'''
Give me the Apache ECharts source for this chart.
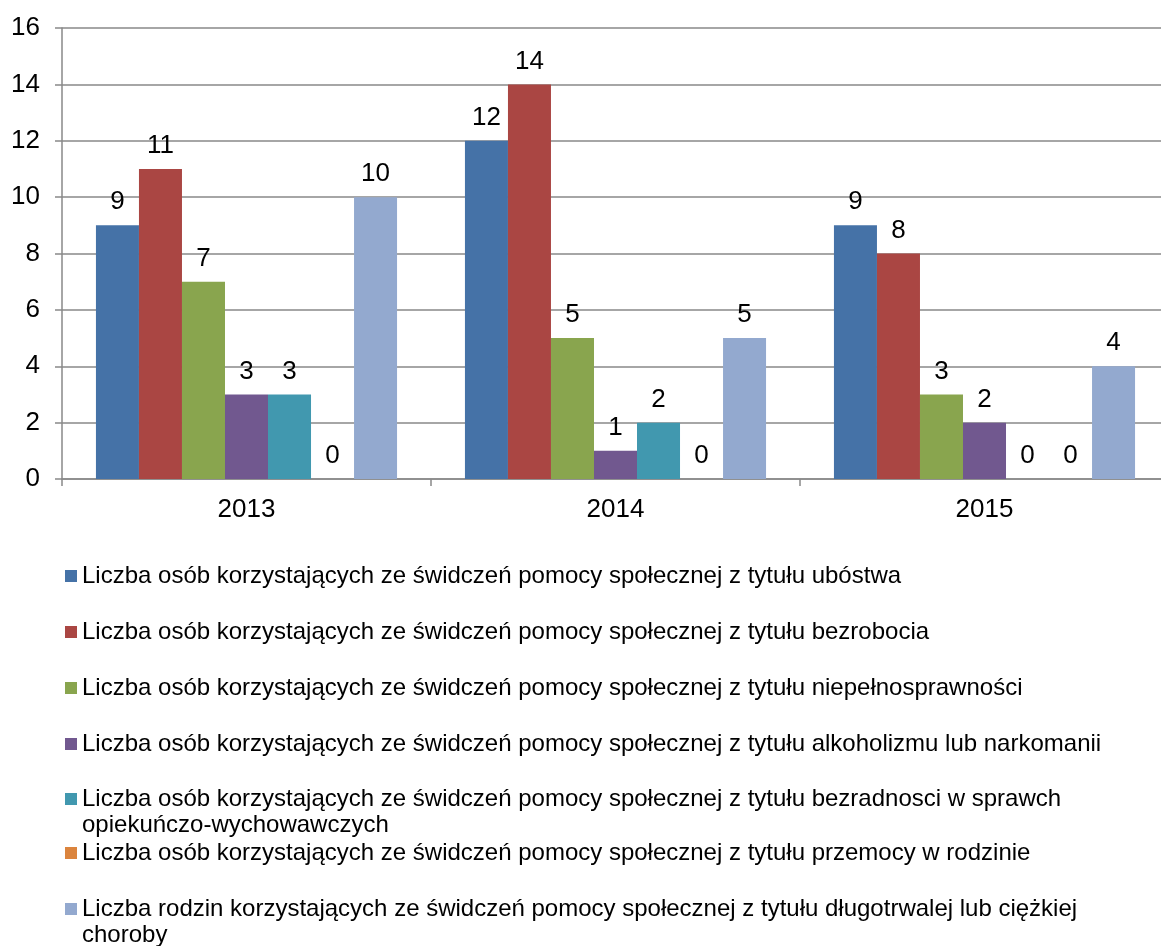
<!DOCTYPE html>
<html>
<head>
<meta charset="utf-8">
<title>Świadczenia pomocy społecznej 2013-2015</title>
<script src="https://cdn.jsdelivr.net/npm/echarts@6/dist/echarts.min.js"></script>
<style>
  html, body { margin: 0; padding: 0; background: #fff; }
  #chart { width: 1161px; height: 946px; }
</style>
</head>
<body>
<div id="chart"></div>
<script>
// lata
const years = ['2013', '2014', '2015']

// nazwy serii (\n = złamanie linii w legendzie)
const seriesNames = [
  'Liczba osób korzystających ze świdczeń pomocy społecznej z tytułu ubóstwa',
  'Liczba osób korzystających ze świdczeń pomocy społecznej z tytułu bezrobocia',
  'Liczba osób korzystających ze świdczeń pomocy społecznej z tytułu niepełnosprawności',
  'Liczba osób korzystających ze świdczeń pomocy społecznej z tytułu alkoholizmu lub narkomanii',
  'Liczba osób korzystających ze świdczeń pomocy społecznej z tytułu bezradnosci w sprawch\nopiekuńczo-wychowawczych',
  'Liczba osób korzystających ze świdczeń pomocy społecznej z tytułu przemocy w rodzinie',
  'Liczba rodzin korzystających ze świdczeń pomocy społecznej z tytułu długotrwalej lub ciężkiej\nchoroby'
]

const ubostwo = [9, 12, 9]
const bezrobocie = [11, 14, 8]
const niepelnosprawnosc = [7, 5, 3]
const alkoholizm = [3, 1, 2]
const bezradnosc = [3, 2, 0]
const przemoc = [0, 0, 0]
const choroba = [10, 5, 4]

const seriesValues = [ubostwo, bezrobocie, niepelnosprawnosc, alkoholizm, bezradnosc, przemoc, choroba]

const colors = ['#4572A7', '#AA4643', '#89A54E', '#71588F', '#4198AF', '#DB843D', '#93A9CF']

const FONT = '"Liberation Sans", Arial, sans-serif'
const gray = '#898989'
const LH = 26

// legenda - osobna dla każdego wpisu, żeby zachować stały odstęp
// przy wpisach dwuwierszowych pusta linia na początku -> ikona na wysokości pierwszego wiersza
const legendCenters = [575, 631, 687, 743, 798, 852, 908]
const legends = seriesNames.map((name, i) => {
  const wrapped = name.indexOf('\n') >= 0
  return {
    data: [name],
    orient: 'vertical',
    left: 65,
    top: legendCenters[i] + 7 - (wrapped ? 6 + LH * 1.5 : 6 + LH / 2),
    padding: 0,
    itemWidth: 12,
    itemHeight: 12,
    icon: 'rect',
    selectedMode: false,
    formatter: n => (wrapped ? '\u00a0\n' + n : n),
    textStyle: {
      fontFamily: FONT,
      fontSize: 24,
      color: '#000',
      lineHeight: LH
    }
  }
})

const chart = echarts.init(document.getElementById('chart'))

const option = {
  animation: false,
  backgroundColor: '#fff',
  color: colors,
  legend: legends,
  grid: {
    left: 62,
    top: 28,
    width: 1107,
    height: 451,
    outerBoundsMode: 'none'
  },
  xAxis: {
    type: 'category',
    data: years,
    axisLine: { lineStyle: { color: gray, width: 1.5 } },
    axisTick: { show: true, length: 7, lineStyle: { color: gray, width: 1.5 } },
    axisLabel: { fontFamily: FONT, fontSize: 26, color: '#000', margin: 18 }
  },
  yAxis: {
    type: 'value',
    min: 0,
    max: 16,
    interval: 2,
    axisLine: { show: true, lineStyle: { color: gray, width: 1.5 } },
    axisTick: { show: true, length: 7, lineStyle: { color: gray, width: 1.5 } },
    axisLabel: { fontFamily: FONT, fontSize: 26, color: '#000', margin: 22 },
    splitLine: { lineStyle: { color: gray, width: 1.5 } }
  },
  series: seriesValues.map((vals, i) => ({
    name: seriesNames[i],
    type: 'bar',
    data: vals,
    barGap: 0,
    barCategoryGap: '18.4%',
    label: {
      show: true,
      position: 'top',
      distance: 10,
      fontFamily: FONT,
      fontSize: 26,
      color: '#000'
    }
  }))
}

chart.setOption(option)
</script>
</body>
</html>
'''
> **YOUR TASK**
Restate the data above word for word. Skip every picture.

> **THE REPLY**
Give me the Apache ECharts source for this chart.
<!DOCTYPE html>
<html>
<head>
<meta charset="utf-8">
<title>Świadczenia pomocy społecznej 2013-2015</title>
<script src="https://cdn.jsdelivr.net/npm/echarts@6/dist/echarts.min.js"></script>
<style>
  html, body { margin: 0; padding: 0; background: #fff; }
  #chart { width: 1161px; height: 946px; }
</style>
</head>
<body>
<div id="chart"></div>
<script>
// lata
const years = ['2013', '2014', '2015']

// nazwy serii (\n = złamanie linii w legendzie)
const seriesNames = [
  'Liczba osób korzystających ze świdczeń pomocy społecznej z tytułu ubóstwa',
  'Liczba osób korzystających ze świdczeń pomocy społecznej z tytułu bezrobocia',
  'Liczba osób korzystających ze świdczeń pomocy społecznej z tytułu niepełnosprawności',
  'Liczba osób korzystających ze świdczeń pomocy społecznej z tytułu alkoholizmu lub narkomanii',
  'Liczba osób korzystających ze świdczeń pomocy społecznej z tytułu bezradnosci w sprawch\nopiekuńczo-wychowawczych',
  'Liczba osób korzystających ze świdczeń pomocy społecznej z tytułu przemocy w rodzinie',
  'Liczba rodzin korzystających ze świdczeń pomocy społecznej z tytułu długotrwalej lub ciężkiej\nchoroby'
]

const ubostwo = [9, 12, 9]
const bezrobocie = [11, 14, 8]
const niepelnosprawnosc = [7, 5, 3]
const alkoholizm = [3, 1, 2]
const bezradnosc = [3, 2, 0]
const przemoc = [0, 0, 0]
const choroba = [10, 5, 4]

const seriesValues = [ubostwo, bezrobocie, niepelnosprawnosc, alkoholizm, bezradnosc, przemoc, choroba]

const colors = ['#4572A7', '#AA4643', '#89A54E', '#71588F', '#4198AF', '#DB843D', '#93A9CF']

const FONT = '"Liberation Sans", Arial, sans-serif'
const gray = '#898989'
const LH = 26

// legenda - osobna dla każdego wpisu, żeby zachować stały odstęp
// przy wpisach dwuwierszowych pusta linia na początku -> ikona na wysokości pierwszego wiersza
const legendCenters = [575, 631, 687, 743, 798, 852, 908]
const legends = seriesNames.map((name, i) => {
  const wrapped = name.indexOf('\n') >= 0
  return {
    data: [name],
    orient: 'vertical',
    left: 65,
    top: legendCenters[i] + 7 - (wrapped ? 6 + LH * 1.5 : 6 + LH / 2),
    padding: 0,
    itemWidth: 12,
    itemHeight: 12,
    icon: 'rect',
    selectedMode: false,
    formatter: n => (wrapped ? '\u00a0\n' + n : n),
    textStyle: {
      fontFamily: FONT,
      fontSize: 24,
      color: '#000',
      lineHeight: LH
    }
  }
})

const chart = echarts.init(document.getElementById('chart'))

const option = {
  animation: false,
  backgroundColor: '#fff',
  color: colors,
  legend: legends,
  grid: {
    left: 62,
    top: 28,
    width: 1107,
    height: 451,
    outerBoundsMode: 'none'
  },
  xAxis: {
    type: 'category',
    data: years,
    axisLine: { lineStyle: { color: gray, width: 1.5 } },
    axisTick: { show: true, length: 7, lineStyle: { color: gray, width: 1.5 } },
    axisLabel: { fontFamily: FONT, fontSize: 26, color: '#000', margin: 18 }
  },
  yAxis: {
    type: 'value',
    min: 0,
    max: 16,
    interval: 2,
    axisLine: { show: true, lineStyle: { color: gray, width: 1.5 } },
    axisTick: { show: true, length: 7, lineStyle: { color: gray, width: 1.5 } },
    axisLabel: { fontFamily: FONT, fontSize: 26, color: '#000', margin: 22 },
    splitLine: { lineStyle: { color: gray, width: 1.5 } }
  },
  series: seriesValues.map((vals, i) => ({
    name: seriesNames[i],
    type: 'bar',
    data: vals,
    barGap: 0,
    barCategoryGap: '18.4%',
    label: {
      show: true,
      position: 'top',
      distance: 10,
      fontFamily: FONT,
      fontSize: 26,
      color: '#000'
    }
  }))
}

chart.setOption(option)
</script>
</body>
</html>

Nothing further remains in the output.